Take the lines from the head of the listing through the one bearing "(l2) at (1119,322)" and copy them exactly, leaving every picture out.

- - - -

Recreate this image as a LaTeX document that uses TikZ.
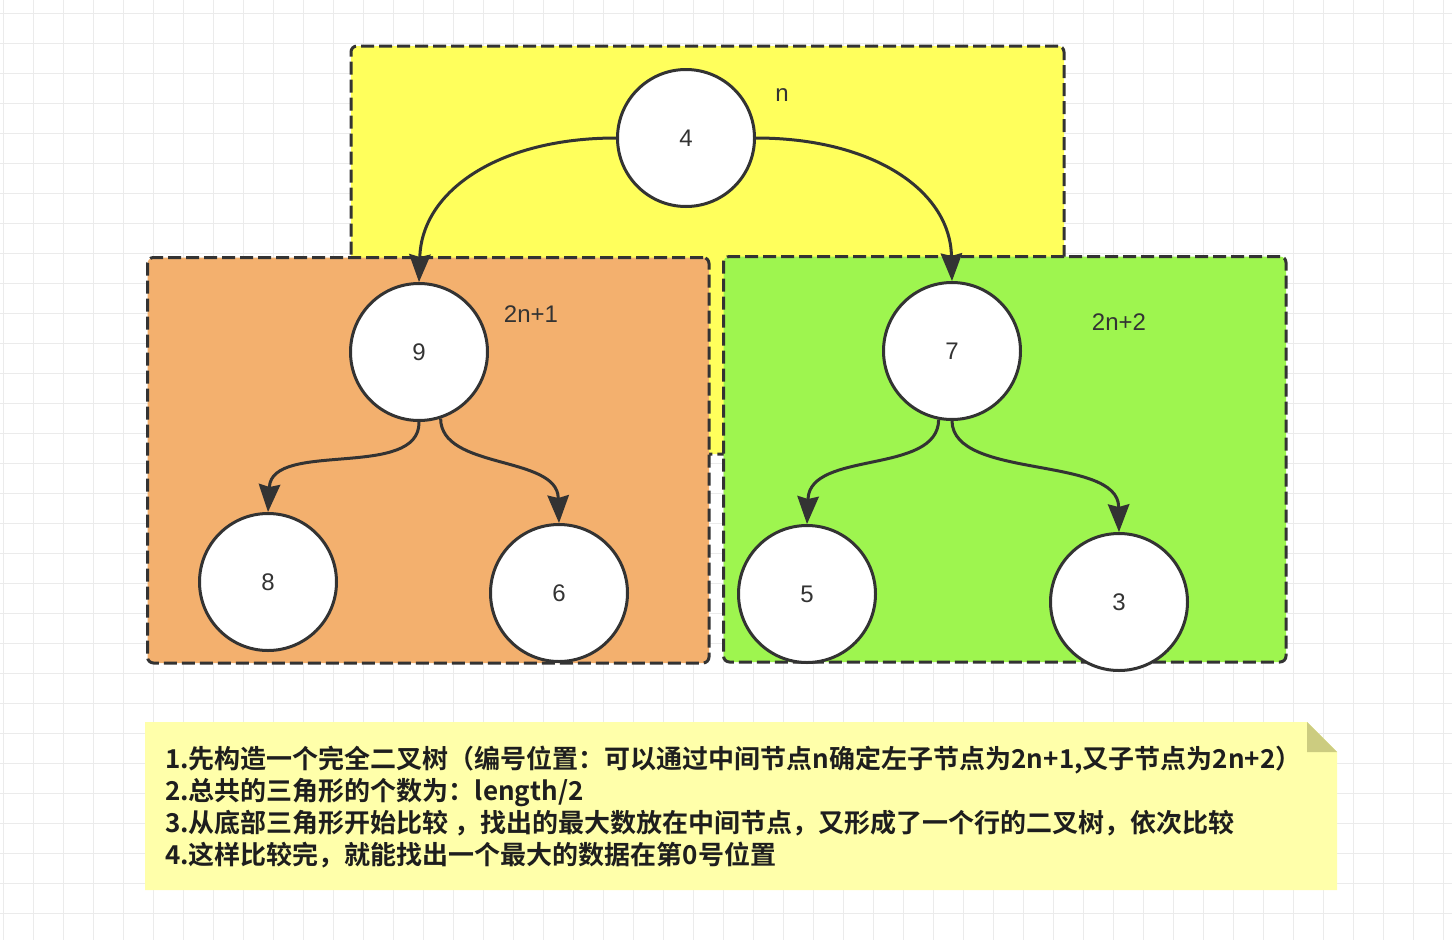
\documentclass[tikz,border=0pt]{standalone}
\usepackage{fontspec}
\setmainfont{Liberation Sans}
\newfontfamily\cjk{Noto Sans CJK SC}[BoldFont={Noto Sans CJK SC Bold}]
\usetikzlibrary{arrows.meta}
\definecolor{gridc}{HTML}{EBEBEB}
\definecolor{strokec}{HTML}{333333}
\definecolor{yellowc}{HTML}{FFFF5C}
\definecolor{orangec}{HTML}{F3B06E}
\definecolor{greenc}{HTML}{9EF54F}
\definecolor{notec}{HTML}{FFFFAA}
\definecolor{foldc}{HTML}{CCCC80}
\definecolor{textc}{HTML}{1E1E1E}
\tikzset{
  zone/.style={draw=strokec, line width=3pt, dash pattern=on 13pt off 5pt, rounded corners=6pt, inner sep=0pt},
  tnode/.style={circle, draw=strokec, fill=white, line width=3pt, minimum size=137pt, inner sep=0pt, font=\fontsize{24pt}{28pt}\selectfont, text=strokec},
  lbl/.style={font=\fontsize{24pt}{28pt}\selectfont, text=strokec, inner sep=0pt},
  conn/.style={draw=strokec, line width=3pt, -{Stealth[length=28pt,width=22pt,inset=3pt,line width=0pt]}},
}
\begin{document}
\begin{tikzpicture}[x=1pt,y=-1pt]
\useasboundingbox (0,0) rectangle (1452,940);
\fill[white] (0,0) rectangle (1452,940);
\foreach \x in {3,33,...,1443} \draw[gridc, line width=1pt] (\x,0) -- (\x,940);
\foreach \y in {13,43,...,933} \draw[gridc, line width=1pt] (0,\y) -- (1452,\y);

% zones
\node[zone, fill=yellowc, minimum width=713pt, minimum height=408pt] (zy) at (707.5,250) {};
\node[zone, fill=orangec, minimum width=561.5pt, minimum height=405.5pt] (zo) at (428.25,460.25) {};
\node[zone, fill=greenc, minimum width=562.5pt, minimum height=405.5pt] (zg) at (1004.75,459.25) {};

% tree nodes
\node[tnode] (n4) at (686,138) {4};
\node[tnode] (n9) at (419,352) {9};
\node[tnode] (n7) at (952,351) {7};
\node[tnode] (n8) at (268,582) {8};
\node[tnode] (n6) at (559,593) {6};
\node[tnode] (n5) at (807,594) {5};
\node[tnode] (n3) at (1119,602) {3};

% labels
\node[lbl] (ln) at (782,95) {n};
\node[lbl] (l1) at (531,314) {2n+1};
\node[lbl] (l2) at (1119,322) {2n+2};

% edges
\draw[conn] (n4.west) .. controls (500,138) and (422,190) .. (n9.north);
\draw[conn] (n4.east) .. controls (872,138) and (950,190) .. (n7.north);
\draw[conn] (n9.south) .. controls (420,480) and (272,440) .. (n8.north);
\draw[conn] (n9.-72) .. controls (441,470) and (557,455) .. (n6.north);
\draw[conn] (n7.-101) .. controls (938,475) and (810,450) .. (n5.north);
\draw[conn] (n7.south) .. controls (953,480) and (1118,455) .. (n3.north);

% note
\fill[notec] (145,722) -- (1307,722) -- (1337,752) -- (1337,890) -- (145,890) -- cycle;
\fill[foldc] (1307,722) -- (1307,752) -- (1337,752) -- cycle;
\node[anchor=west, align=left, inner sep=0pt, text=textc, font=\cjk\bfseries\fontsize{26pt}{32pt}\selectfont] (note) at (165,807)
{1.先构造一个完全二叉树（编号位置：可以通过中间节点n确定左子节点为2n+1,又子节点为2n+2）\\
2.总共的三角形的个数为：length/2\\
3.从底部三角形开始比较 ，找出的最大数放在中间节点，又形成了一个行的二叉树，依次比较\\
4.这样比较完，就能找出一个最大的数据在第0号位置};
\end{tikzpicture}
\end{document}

- - - -

### SOLUTION FOR THIS TASK
Recreate this image as a LaTeX document that uses TikZ.
\documentclass[tikz,border=0pt]{standalone}
\usepackage{fontspec}
\setmainfont{Liberation Sans}
\newfontfamily\cjk{Noto Sans CJK SC}[BoldFont={Noto Sans CJK SC Bold}]
\usetikzlibrary{arrows.meta}
\definecolor{gridc}{HTML}{EBEBEB}
\definecolor{strokec}{HTML}{333333}
\definecolor{yellowc}{HTML}{FFFF5C}
\definecolor{orangec}{HTML}{F3B06E}
\definecolor{greenc}{HTML}{9EF54F}
\definecolor{notec}{HTML}{FFFFAA}
\definecolor{foldc}{HTML}{CCCC80}
\definecolor{textc}{HTML}{1E1E1E}
\tikzset{
  zone/.style={draw=strokec, line width=3pt, dash pattern=on 13pt off 5pt, rounded corners=6pt, inner sep=0pt},
  tnode/.style={circle, draw=strokec, fill=white, line width=3pt, minimum size=137pt, inner sep=0pt, font=\fontsize{24pt}{28pt}\selectfont, text=strokec},
  lbl/.style={font=\fontsize{24pt}{28pt}\selectfont, text=strokec, inner sep=0pt},
  conn/.style={draw=strokec, line width=3pt, -{Stealth[length=28pt,width=22pt,inset=3pt,line width=0pt]}},
}
\begin{document}
\begin{tikzpicture}[x=1pt,y=-1pt]
\useasboundingbox (0,0) rectangle (1452,940);
\fill[white] (0,0) rectangle (1452,940);
\foreach \x in {3,33,...,1443} \draw[gridc, line width=1pt] (\x,0) -- (\x,940);
\foreach \y in {13,43,...,933} \draw[gridc, line width=1pt] (0,\y) -- (1452,\y);

% zones
\node[zone, fill=yellowc, minimum width=713pt, minimum height=408pt] (zy) at (707.5,250) {};
\node[zone, fill=orangec, minimum width=561.5pt, minimum height=405.5pt] (zo) at (428.25,460.25) {};
\node[zone, fill=greenc, minimum width=562.5pt, minimum height=405.5pt] (zg) at (1004.75,459.25) {};

% tree nodes
\node[tnode] (n4) at (686,138) {4};
\node[tnode] (n9) at (419,352) {9};
\node[tnode] (n7) at (952,351) {7};
\node[tnode] (n8) at (268,582) {8};
\node[tnode] (n6) at (559,593) {6};
\node[tnode] (n5) at (807,594) {5};
\node[tnode] (n3) at (1119,602) {3};

% labels
\node[lbl] (ln) at (782,95) {n};
\node[lbl] (l1) at (531,314) {2n+1};
\node[lbl] (l2) at (1119,322) {2n+2};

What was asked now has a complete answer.